Responsibility

JKSCHW at aol.com JKSCHW at aol.com
Fri Jan 21 20:07:10 PST 2000


In a message dated 00-01-21 15:29:50 EST, Yoshie writes:

<< Leftists

should take responsibility for making sure that we don't reinforce the

ideology of personal responsibility, _especially at present_. It really

doesn't matter what you think of responsibility in this or that individual

case, merits of various moral philosophies, etc. Responsible leftists of

anti-determinist persuasions should responsibly exercise self-restraint and

try the hardest not to air their opinions in the bourgeois public sphere at

least.

So apparently we shouldn't try to say things we think are true if they are likely to be misinterpreted. We should say things that are false but useful, at least in public. If you believe this, of course, it is counterproductive to say that you do think this and announce it as your strategy, since then anyone who knows that this is what you think will assume that you are probably lying.

The view is deeply anti-democratic--it is a left wing version, or purports to be a left wing version, of Leo Strauss's idea that there is a hidden philosophical truth (there is no God, morality is arbitrary) that is too dangerous to be set loose amongst the hoi poloi; only the enlightened elite can safely know it.
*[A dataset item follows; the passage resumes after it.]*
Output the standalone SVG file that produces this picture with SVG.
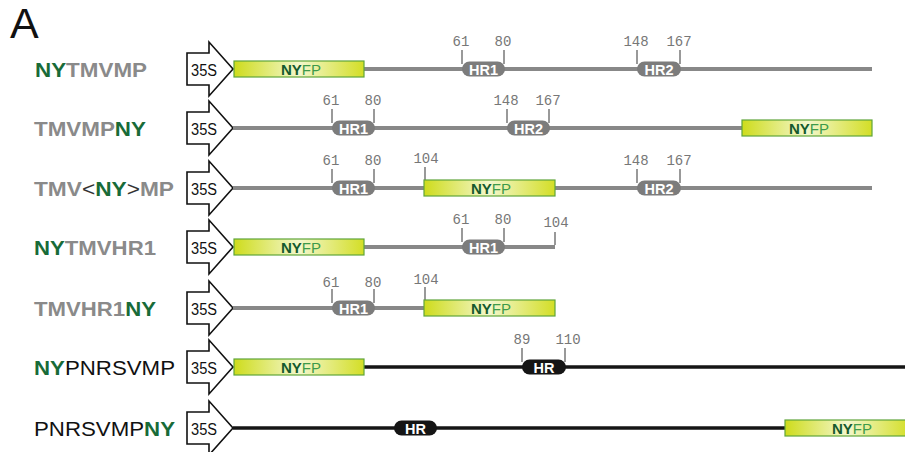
<svg xmlns="http://www.w3.org/2000/svg" width="905" height="452" viewBox="0 0 905 452">
<defs>
<linearGradient id="yfp" x1="0" y1="0" x2="1" y2="0">
<stop offset="0" stop-color="#cedc1c"/>
<stop offset="0.5" stop-color="#f3f7cc"/>
<stop offset="1" stop-color="#d3de26"/>
</linearGradient>
<path id="arrow" d="M187,-16 H209 V-27 L233,0 L209,27 V16 H187 Z"/>
</defs>
<style>
.arr{fill:#fff;stroke:#111;stroke-width:1.6;stroke-linejoin:miter}
.p35{font-family:"Liberation Sans",Arial,sans-serif;font-size:16px;fill:#111}
.lg{stroke:#888;stroke-width:4;fill:none}
.lb{stroke:#151515;stroke-width:3.5;fill:none}
.box{fill:url(#yfp);stroke:#5fa53a;stroke-width:1.2}
.bt{font-family:"Liberation Sans",Arial,sans-serif;font-size:15px;text-anchor:middle;fill:#3d9a4a}
.bt .b{font-weight:bold;fill:#155a2e}
.pg{fill:#7c7c7c}
.pb{fill:#151515}
.pt{font-family:"Liberation Sans",Arial,sans-serif;font-size:14.5px;font-weight:bold;fill:#fff;text-anchor:middle}
.tk{stroke:#555;stroke-width:1.2}
.num{font-family:"Liberation Mono","Courier New",monospace;font-size:14px;fill:#777;text-anchor:middle}
.lab{font-family:"Liberation Sans",Arial,sans-serif;font-size:21px}
.gr{fill:#8a8a8a;font-weight:bold}
.gn{fill:#186b38;font-weight:bold}
.bk{fill:#111}
.dk{fill:#333}
</style>
<text x="10" y="38" font-family="Liberation Sans,Arial,sans-serif" font-size="43" fill="#111">A</text>

<g id="row1" transform="translate(0,69)">
<text class="lab" x="35" y="7.5" textLength="112" lengthAdjust="spacingAndGlyphs"><tspan class="gn">NY</tspan><tspan class="gr">TMVMP</tspan></text>
<use href="#arrow" class="arr"/>
<text class="p35" x="191" y="7" textLength="26" lengthAdjust="spacingAndGlyphs">35S</text>
<line class="lg" x1="364" y1="0" x2="872" y2="0"/>
<rect class="box" x="234" y="-8" width="130" height="16"/>
<text class="bt" x="301" y="5.5"><tspan class="b">NY</tspan>FP</text>
<line class="tk" x1="462" y1="-19" x2="462" y2="-5"/><line class="tk" x1="504" y1="-19" x2="504" y2="-5"/>
<text class="num" x="461" y="-23">61</text><text class="num" x="503" y="-23">80</text>
<rect class="pg" x="462" y="-7.5" width="43" height="15" rx="7.5"/>
<text class="pt" x="483.5" y="5.5">HR1</text>
<line class="tk" x1="637" y1="-19" x2="637" y2="-5"/><line class="tk" x1="680" y1="-19" x2="680" y2="-5"/>
<text class="num" x="636" y="-23">148</text><text class="num" x="679" y="-23">167</text>
<rect class="pg" x="637" y="-7.5" width="44" height="15" rx="7.5"/>
<text class="pt" x="659" y="5.5">HR2</text>
</g>

<g id="row2" transform="translate(0,128)">
<text class="lab" x="34" y="7.5" textLength="112" lengthAdjust="spacingAndGlyphs"><tspan class="gr">TMVMP</tspan><tspan class="gn">NY</tspan></text>
<use href="#arrow" class="arr"/>
<text class="p35" x="191" y="7" textLength="26" lengthAdjust="spacingAndGlyphs">35S</text>
<line class="lg" x1="233" y1="0" x2="742" y2="0"/>
<line class="tk" x1="332" y1="-19" x2="332" y2="-5"/><line class="tk" x1="374" y1="-19" x2="374" y2="-5"/>
<text class="num" x="331" y="-23">61</text><text class="num" x="373" y="-23">80</text>
<rect class="pg" x="332" y="-7.5" width="43" height="15" rx="7.5"/>
<text class="pt" x="353.5" y="5.5">HR1</text>
<line class="tk" x1="507" y1="-19" x2="507" y2="-5"/><line class="tk" x1="549" y1="-19" x2="549" y2="-5"/>
<text class="num" x="506" y="-23">148</text><text class="num" x="548" y="-23">167</text>
<rect class="pg" x="507" y="-7.5" width="43" height="15" rx="7.5"/>
<text class="pt" x="528.5" y="5.5">HR2</text>
<rect class="box" x="742" y="-8" width="130" height="16"/>
<text class="bt" x="809" y="5.5"><tspan class="b">NY</tspan>FP</text>
</g>

<g id="row3" transform="translate(0,188)">
<text class="lab" x="34" y="7.5" textLength="140" lengthAdjust="spacingAndGlyphs"><tspan class="gr">TMV</tspan><tspan class="dk">&lt;</tspan><tspan class="gn">NY</tspan><tspan class="dk">&gt;</tspan><tspan class="gr">MP</tspan></text>
<use href="#arrow" class="arr"/>
<text class="p35" x="191" y="7" textLength="26" lengthAdjust="spacingAndGlyphs">35S</text>
<line class="lg" x1="233" y1="0" x2="872" y2="0"/>
<line class="tk" x1="332" y1="-19" x2="332" y2="-5"/><line class="tk" x1="374" y1="-19" x2="374" y2="-5"/>
<text class="num" x="331" y="-23">61</text><text class="num" x="373" y="-23">80</text>
<rect class="pg" x="332" y="-7.5" width="43" height="15" rx="7.5"/>
<text class="pt" x="353.5" y="5.5">HR1</text>
<line class="tk" x1="425" y1="-21" x2="425" y2="-8"/>
<text class="num" x="426" y="-25">104</text>
<rect class="box" x="424" y="-8" width="131" height="16"/>
<text class="bt" x="491" y="5.5"><tspan class="b">NY</tspan>FP</text>
<line class="tk" x1="637" y1="-19" x2="637" y2="-5"/><line class="tk" x1="680" y1="-19" x2="680" y2="-5"/>
<text class="num" x="636" y="-23">148</text><text class="num" x="679" y="-23">167</text>
<rect class="pg" x="637" y="-7.5" width="44" height="15" rx="7.5"/>
<text class="pt" x="659" y="5.5">HR2</text>
</g>

<g id="row4" transform="translate(0,247)">
<text class="lab" x="34" y="7.5" textLength="122" lengthAdjust="spacingAndGlyphs"><tspan class="gn">NY</tspan><tspan class="gr">TMVHR1</tspan></text>
<use href="#arrow" class="arr"/>
<text class="p35" x="191" y="7" textLength="26" lengthAdjust="spacingAndGlyphs">35S</text>
<line class="lg" x1="364" y1="0" x2="555" y2="0"/>
<rect class="box" x="234" y="-8" width="130" height="16"/>
<text class="bt" x="301" y="5.5"><tspan class="b">NY</tspan>FP</text>
<line class="tk" x1="462" y1="-19" x2="462" y2="-5"/><line class="tk" x1="504" y1="-19" x2="504" y2="-5"/>
<text class="num" x="461" y="-23">61</text><text class="num" x="503" y="-23">80</text>
<rect class="pg" x="462" y="-7.5" width="43" height="15" rx="7.5"/>
<text class="pt" x="483.5" y="5.5">HR1</text>
<line class="tk" x1="555" y1="-15" x2="555" y2="-2"/>
<text class="num" x="556" y="-20">104</text>
</g>

<g id="row5" transform="translate(0,308)">
<text class="lab" x="34" y="7.5" textLength="122" lengthAdjust="spacingAndGlyphs"><tspan class="gr">TMVHR1</tspan><tspan class="gn">NY</tspan></text>
<use href="#arrow" class="arr"/>
<text class="p35" x="191" y="7" textLength="26" lengthAdjust="spacingAndGlyphs">35S</text>
<line class="lg" x1="233" y1="0" x2="424" y2="0"/>
<line class="tk" x1="332" y1="-19" x2="332" y2="-5"/><line class="tk" x1="374" y1="-19" x2="374" y2="-5"/>
<text class="num" x="331" y="-21">61</text><text class="num" x="373" y="-21">80</text>
<rect class="pg" x="332" y="-7.5" width="43" height="15" rx="7.5"/>
<text class="pt" x="353.5" y="5.5">HR1</text>
<line class="tk" x1="425" y1="-21" x2="425" y2="-8"/>
<text class="num" x="426" y="-24">104</text>
<rect class="box" x="424" y="-8" width="131" height="16"/>
<text class="bt" x="491" y="5.5"><tspan class="b">NY</tspan>FP</text>
</g>

<g id="row6" transform="translate(0,367)">
<text class="lab" x="34" y="7.5" textLength="141" lengthAdjust="spacingAndGlyphs"><tspan class="gn">NY</tspan><tspan class="bk">PNRSVMP</tspan></text>
<use href="#arrow" class="arr"/>
<text class="p35" x="191" y="7" textLength="26" lengthAdjust="spacingAndGlyphs">35S</text>
<line class="lb" x1="364" y1="0" x2="905" y2="0"/>
<rect class="box" x="234" y="-8" width="130" height="16"/>
<text class="bt" x="301" y="5.5"><tspan class="b">NY</tspan>FP</text>
<line class="tk" x1="522" y1="-19" x2="522" y2="-5"/><line class="tk" x1="565" y1="-19" x2="565" y2="-5"/>
<text class="num" x="522" y="-23">89</text><text class="num" x="568" y="-23">110</text>
<rect class="pb" x="522" y="-7.5" width="44" height="15" rx="7.5"/>
<text class="pt" x="544" y="5.5">HR</text>
</g>

<g id="row7" transform="translate(0,428)">
<text class="lab" x="34" y="7.5" textLength="141" lengthAdjust="spacingAndGlyphs"><tspan class="bk">PNRSVMP</tspan><tspan class="gn">NY</tspan></text>
<use href="#arrow" class="arr"/>
<text class="p35" x="191" y="7" textLength="26" lengthAdjust="spacingAndGlyphs">35S</text>
<line class="lb" x1="233" y1="0" x2="785" y2="0"/>
<rect class="pb" x="394" y="-7.5" width="43" height="15" rx="7.5"/>
<text class="pt" x="415.5" y="5.5">HR</text>
<rect class="box" x="785" y="-8" width="125" height="16"/>
<text class="bt" x="852" y="5.5"><tspan class="b">NY</tspan>FP</text>
</g>
</svg>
They hint at it, Strauss thought, in subtle silences in their philosophical writings which are too hard fot the masses to get at, while announcing to the world that relativism, etc. are bad and there is an objective Truth.

It is also deeply arrogant in another way. It assumes that we know what is useful without discussing it. But I am a Millean about this: I think that what is useful only emerges in the vigorous debate about what's true, and in various experiments in living and acting. Or as a contemporary of Mill put it, Man must prove the truth, the reality and this-sidedness of his thinking in practice. I would say, even at the risk of being misunderstood.

Finally, the view is just dumb. There is nothing you can say that cannot be misinterpreted or, if it gains any currency at all, that the powers that be will not attempt, with some success tto press into their service.

>Your individual opinions, however subtle & interesting they may be,

should count for nothing in comparison to the effects of the ideology of

personal responsibility on the War on Crime, attacks on social programs,

etc. Unless you irresponsibly think that the right to publish your

opinions is more important than the greater good for the working class. >>

I guess I am just a bourgeois liberal, then. Or maybe I think that free debate, including airiing and developing my ideas about what is true, however erroneous, will advance the workers' cause more than any lies I might tell on the guess that it would have that effect. Lenin unfashoinably said that Marxism is omnipotent because it is true. In that case, it has nothing to fear from the truth, or attemots to find the truth.